“The three-year to five-year bonds are being preferred and we still do not find duration (long-term bonds) playing any major role in the current investment horizon,” said Pankaj Pathak, fund manager – fixed income at Quantum Mutual Fund.
However, Pathak did not completely rule out longer-term bonds.
“Tactical positions could be active if the 10-year yield hits 7.50%, which would be good to enter the longer duration papers. But not at the current 7.20%-7.30% zone. At these levels, we should dilute our long positions.”
The three-year bond yield was at 7.11% on Thursday, while the five-year yield was at 7.17%, and benchmark 10-year yield was at 7.28%.
Pathak expects yields to remain at these levels, given his prediction that India’s central bank will hike policy rates one more time in February before pausing. And as the terminal repo rate nears, he also expects the yield curve to remain flat.

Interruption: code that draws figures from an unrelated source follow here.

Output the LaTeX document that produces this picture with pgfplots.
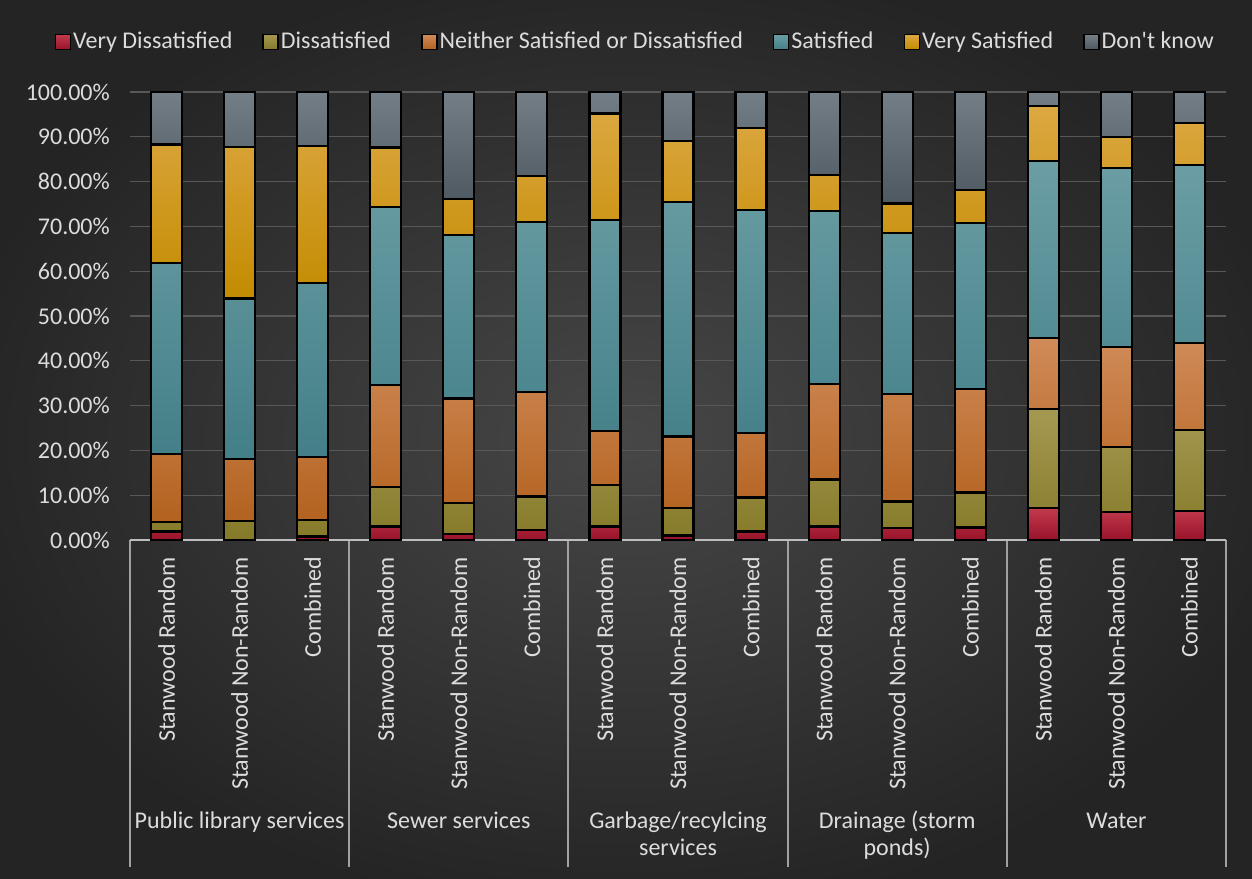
\documentclass[border=0pt]{standalone}
\usepackage{pgfplots}
\pgfplotsset{compat=1.18}
\usepackage{pgfplotstable}
\usepackage{fontspec}
\setmainfont{Carlito}
\definecolor{txt}{HTML}{DCDCDC}
\definecolor{gridc}{HTML}{585858}
\definecolor{axisc}{HTML}{BDBDBD}
\definecolor{bgin}{HTML}{474747}
\definecolor{bgout}{HTML}{242424}
\definecolor{vdT}{HTML}{C23A4C}\definecolor{vdB}{HTML}{98122A}
\definecolor{dT}{HTML}{A59852}\definecolor{dB}{HTML}{857A28}
\definecolor{nT}{HTML}{D08B58}\definecolor{nB}{HTML}{B3621F}
\definecolor{sT}{HTML}{6B9EA4}\definecolor{sB}{HTML}{437F88}
\definecolor{vsT}{HTML}{DCA842}\definecolor{vsB}{HTML}{C38B00}
\definecolor{dkT}{HTML}{747E87}\definecolor{dkB}{HTML}{4E5861}
\pgfplotstableread{
x  VD   D    N    S    VS   DK
0  1.9  2.2  15.1 42.6 26.5 11.7
1  0.0  4.3  13.7 35.9 33.9 12.2
2  0.8  3.6  14.2 38.8 30.5 12.1
3  3.0  8.9  22.7 39.7 13.3 12.4
4  1.3  6.9  23.4 36.5 8.0  23.9
5  2.2  7.5  23.3 37.9 10.3 18.8
6  3.0  9.3  12.1 47.0 23.8 4.8
7  1.0  6.1  16.0 52.4 13.6 10.9
8  1.9  7.6  14.3 49.9 18.2 8.1
9  3.0  10.5 21.3 38.6 8.1  18.5
10 2.6  6.0  23.9 36.0 6.6  24.9
11 2.8  7.8  23.1 37.1 7.3  21.9
12 7.1  22.1 15.8 39.6 12.3 3.1
13 6.2  14.6 22.2 40.0 7.0  10.0
14 6.5  18.1 19.3 39.8 9.4  6.9
}\datatable
\begin{document}
\fontsize{24bp}{28bp}\selectfont
\begin{tikzpicture}
\useasboundingbox (0,0) rectangle (1252bp,879bp);
\shade[inner color=bgin, outer color=bgout] (-60bp,-40bp) rectangle (1312bp,919bp);
\begin{axis}[
  at={(130bp,339bp)}, anchor=south west,
  scale only axis, width=1096bp, height=448bp,
  ybar stacked, bar width=31bp,
  xmin=-0.5, xmax=14.5, ymin=0, ymax=100,
  xtick=data,
  xticklabels={Stanwood Random,Stanwood Non-Random,Combined,Stanwood Random,Stanwood Non-Random,Combined,Stanwood Random,Stanwood Non-Random,Combined,Stanwood Random,Stanwood Non-Random,Combined,Stanwood Random,Stanwood Non-Random,Combined},
  xticklabel style={rotate=90, anchor=east, text=txt, xshift=-9bp},
  ytick={0,10,...,100},
  yticklabel={\pgfmathprintnumber[fixed,fixed zerofill,precision=2]{\tick}\%},
  /pgf/number format/assume math mode=true,
  yticklabel style={text=txt, xshift=-12bp},
  major tick length=0pt,
  axis line style={draw=none},
  ymajorgrids, grid style={draw=gridc, line width=1.2bp},
  clip=false,
  every axis plot/.append style={draw=black, line width=2.2bp},
  legend columns=6,
  legend style={at={(0.461,1)}, anchor=center, yshift=50bp, draw=none, fill=none, text=txt,
    /tikz/every even column/.append style={column sep=28bp}, inner sep=0pt},
  legend image code/.code={\draw[#1, line width=1.5bp, draw=black] (0bp,-7.5bp) rectangle (15bp,7.5bp);},
]
\addplot[top color=vdT, bottom color=vdB] table[x=x,y=VD]{\datatable};
\addplot[top color=dT, bottom color=dB] table[x=x,y=D]{\datatable};
\addplot[top color=nT, bottom color=nB] table[x=x,y=N]{\datatable};
\addplot[top color=sT, bottom color=sB] table[x=x,y=S]{\datatable};
\addplot[top color=vsT, bottom color=vsB] table[x=x,y=VS]{\datatable};
\addplot[top color=dkT, bottom color=dkB] table[x=x,y=DK]{\datatable};
\legend{Very Dissatisfied,Dissatisfied,Neither Satisfied or Dissatisfied,Satisfied,Very Satisfied,Don\textquotesingle t know}
\draw[axisc, line width=2bp] (axis cs:-0.5,0) -- (axis cs:14.5,0);
\draw[axisc!85!black, line width=2bp] (axis cs:-0.5,0) -- (axis cs:-0.5,-73)
  (axis cs:2.5,0) -- (axis cs:2.5,-73)
  (axis cs:5.5,0) -- (axis cs:5.5,-73)
  (axis cs:8.5,0) -- (axis cs:8.5,-73)
  (axis cs:11.5,0) -- (axis cs:11.5,-73)
  (axis cs:14.5,0) -- (axis cs:14.5,-73);
\path[text=txt] (axis cs:1,-64.3) node[anchor=base]{Public library services}
  (axis cs:4,-64.3) node[anchor=base]{Sewer services}
  (axis cs:7,-64.3) node[anchor=base]{Garbage/recylcing}
  (axis cs:7,-70.5) node[anchor=base]{services}
  (axis cs:10,-64.3) node[anchor=base]{Drainage (storm}
  (axis cs:10,-70.5) node[anchor=base]{ponds)}
  (axis cs:13,-64.3) node[anchor=base]{Water};
\end{axis}
\end{tikzpicture}
\end{document}
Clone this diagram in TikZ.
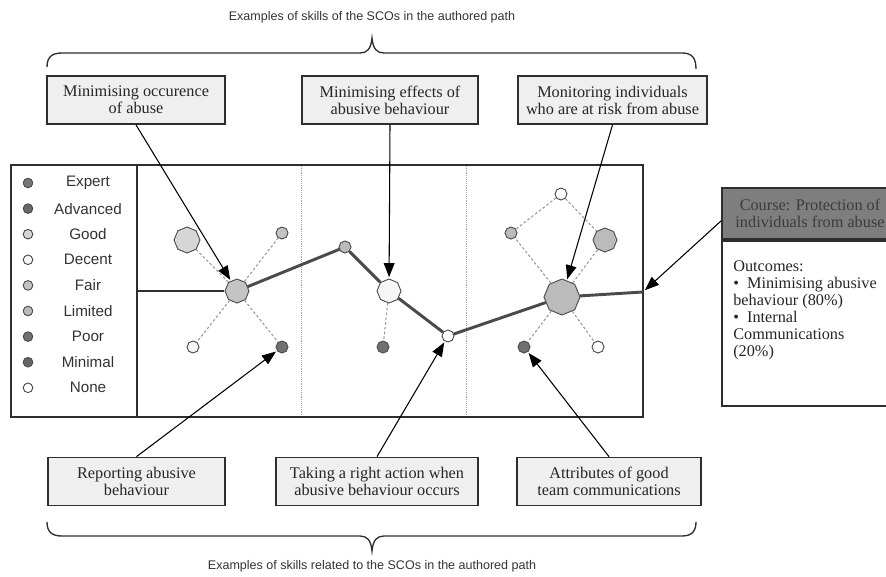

The Reserve Bank of India hiked the repo rate by 35 basis points to 6.25% on Wednesday, its fifth consecutive increase, and also highlighted inflation concerns, which has led to market expectations of a further 25-bps hike in February.
“With the policy cycle peaking, yield curve flatness will persist, but if we compare the repo rate to five-year bond yields, terms spreads are relatively higher,” said Pathak.
He does not expect the terminal rate to change any time soon.
“The external sector remains a bigger worry and I do not see this situation changing in any material way next year. If we continue to run a current account deficit and the currency continues to remain under pressure, then the RBI will remain at terminal repo rate for a long time.”